Requirement: Copy exactly the lines from the beginning of the data down to and including the line holding "fig = go.Figure()", without any pictures.

Collected data:

————————

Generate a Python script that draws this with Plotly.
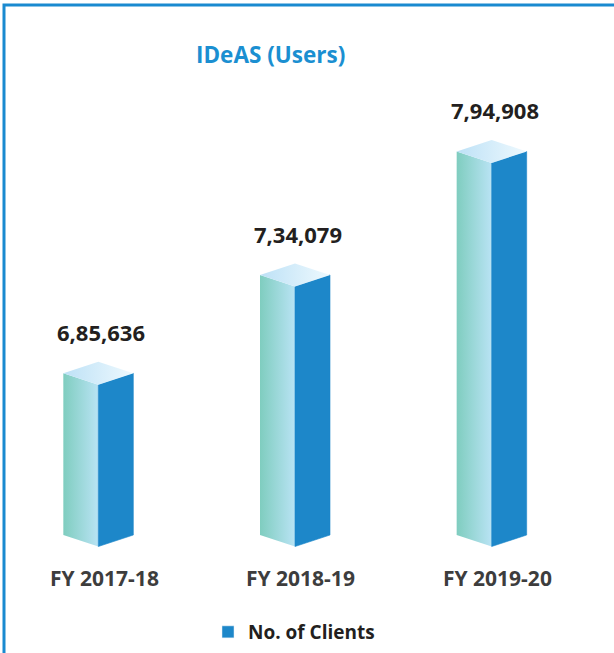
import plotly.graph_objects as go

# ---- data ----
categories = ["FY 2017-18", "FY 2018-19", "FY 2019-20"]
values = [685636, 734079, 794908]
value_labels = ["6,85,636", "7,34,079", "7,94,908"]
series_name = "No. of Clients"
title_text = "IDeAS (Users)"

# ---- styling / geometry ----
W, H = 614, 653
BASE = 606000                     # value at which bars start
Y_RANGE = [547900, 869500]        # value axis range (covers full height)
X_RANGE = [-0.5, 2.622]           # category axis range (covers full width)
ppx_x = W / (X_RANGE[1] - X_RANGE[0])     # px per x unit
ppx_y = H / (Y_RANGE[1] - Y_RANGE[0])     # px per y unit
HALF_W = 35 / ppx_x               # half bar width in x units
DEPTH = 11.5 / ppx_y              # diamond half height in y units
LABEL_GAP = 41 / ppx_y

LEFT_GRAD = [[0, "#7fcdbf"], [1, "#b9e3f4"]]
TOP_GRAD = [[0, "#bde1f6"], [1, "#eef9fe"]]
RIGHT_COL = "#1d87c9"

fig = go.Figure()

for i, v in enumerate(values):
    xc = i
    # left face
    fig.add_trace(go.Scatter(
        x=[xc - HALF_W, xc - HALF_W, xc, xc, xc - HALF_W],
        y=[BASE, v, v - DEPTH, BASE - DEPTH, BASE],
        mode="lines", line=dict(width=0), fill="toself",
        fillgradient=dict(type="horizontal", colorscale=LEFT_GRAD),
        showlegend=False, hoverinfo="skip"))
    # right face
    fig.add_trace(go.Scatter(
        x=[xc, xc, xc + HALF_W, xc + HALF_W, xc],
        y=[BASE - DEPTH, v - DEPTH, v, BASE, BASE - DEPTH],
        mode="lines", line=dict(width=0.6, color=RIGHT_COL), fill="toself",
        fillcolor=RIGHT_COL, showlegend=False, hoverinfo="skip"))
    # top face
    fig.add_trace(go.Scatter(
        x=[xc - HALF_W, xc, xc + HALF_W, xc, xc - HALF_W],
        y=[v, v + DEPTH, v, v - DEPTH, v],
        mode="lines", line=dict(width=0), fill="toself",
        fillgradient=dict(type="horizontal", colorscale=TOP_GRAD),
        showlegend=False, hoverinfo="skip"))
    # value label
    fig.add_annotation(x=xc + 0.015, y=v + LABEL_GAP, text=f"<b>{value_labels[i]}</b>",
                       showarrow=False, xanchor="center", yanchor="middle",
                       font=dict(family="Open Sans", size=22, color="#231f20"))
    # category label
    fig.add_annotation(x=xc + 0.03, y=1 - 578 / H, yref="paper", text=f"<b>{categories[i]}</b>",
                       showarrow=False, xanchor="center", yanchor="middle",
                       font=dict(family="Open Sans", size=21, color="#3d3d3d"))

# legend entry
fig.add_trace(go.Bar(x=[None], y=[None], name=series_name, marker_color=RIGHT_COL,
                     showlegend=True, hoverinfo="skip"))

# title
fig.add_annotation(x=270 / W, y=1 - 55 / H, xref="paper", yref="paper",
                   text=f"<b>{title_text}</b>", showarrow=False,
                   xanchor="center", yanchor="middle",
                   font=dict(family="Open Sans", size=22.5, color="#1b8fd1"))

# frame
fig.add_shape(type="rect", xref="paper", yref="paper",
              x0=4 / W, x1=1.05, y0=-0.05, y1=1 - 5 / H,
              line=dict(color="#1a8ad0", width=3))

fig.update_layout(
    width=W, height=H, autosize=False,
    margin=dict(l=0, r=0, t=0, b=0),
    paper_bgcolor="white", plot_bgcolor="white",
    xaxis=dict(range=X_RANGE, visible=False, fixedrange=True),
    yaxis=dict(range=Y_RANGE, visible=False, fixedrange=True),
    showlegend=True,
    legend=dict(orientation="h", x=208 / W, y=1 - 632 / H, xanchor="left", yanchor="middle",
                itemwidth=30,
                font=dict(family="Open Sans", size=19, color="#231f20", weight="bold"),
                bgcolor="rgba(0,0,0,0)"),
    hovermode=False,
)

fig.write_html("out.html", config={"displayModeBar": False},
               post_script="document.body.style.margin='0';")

————————

The completed task:
Generate a Python script that draws this with Plotly.
import plotly.graph_objects as go

# ---- data ----
categories = ["FY 2017-18", "FY 2018-19", "FY 2019-20"]
values = [685636, 734079, 794908]
value_labels = ["6,85,636", "7,34,079", "7,94,908"]
series_name = "No. of Clients"
title_text = "IDeAS (Users)"

# ---- styling / geometry ----
W, H = 614, 653
BASE = 606000                     # value at which bars start
Y_RANGE = [547900, 869500]        # value axis range (covers full height)
X_RANGE = [-0.5, 2.622]           # category axis range (covers full width)
ppx_x = W / (X_RANGE[1] - X_RANGE[0])     # px per x unit
ppx_y = H / (Y_RANGE[1] - Y_RANGE[0])     # px per y unit
HALF_W = 35 / ppx_x               # half bar width in x units
DEPTH = 11.5 / ppx_y              # diamond half height in y units
LABEL_GAP = 41 / ppx_y

LEFT_GRAD = [[0, "#7fcdbf"], [1, "#b9e3f4"]]
TOP_GRAD = [[0, "#bde1f6"], [1, "#eef9fe"]]
RIGHT_COL = "#1d87c9"

fig = go.Figure()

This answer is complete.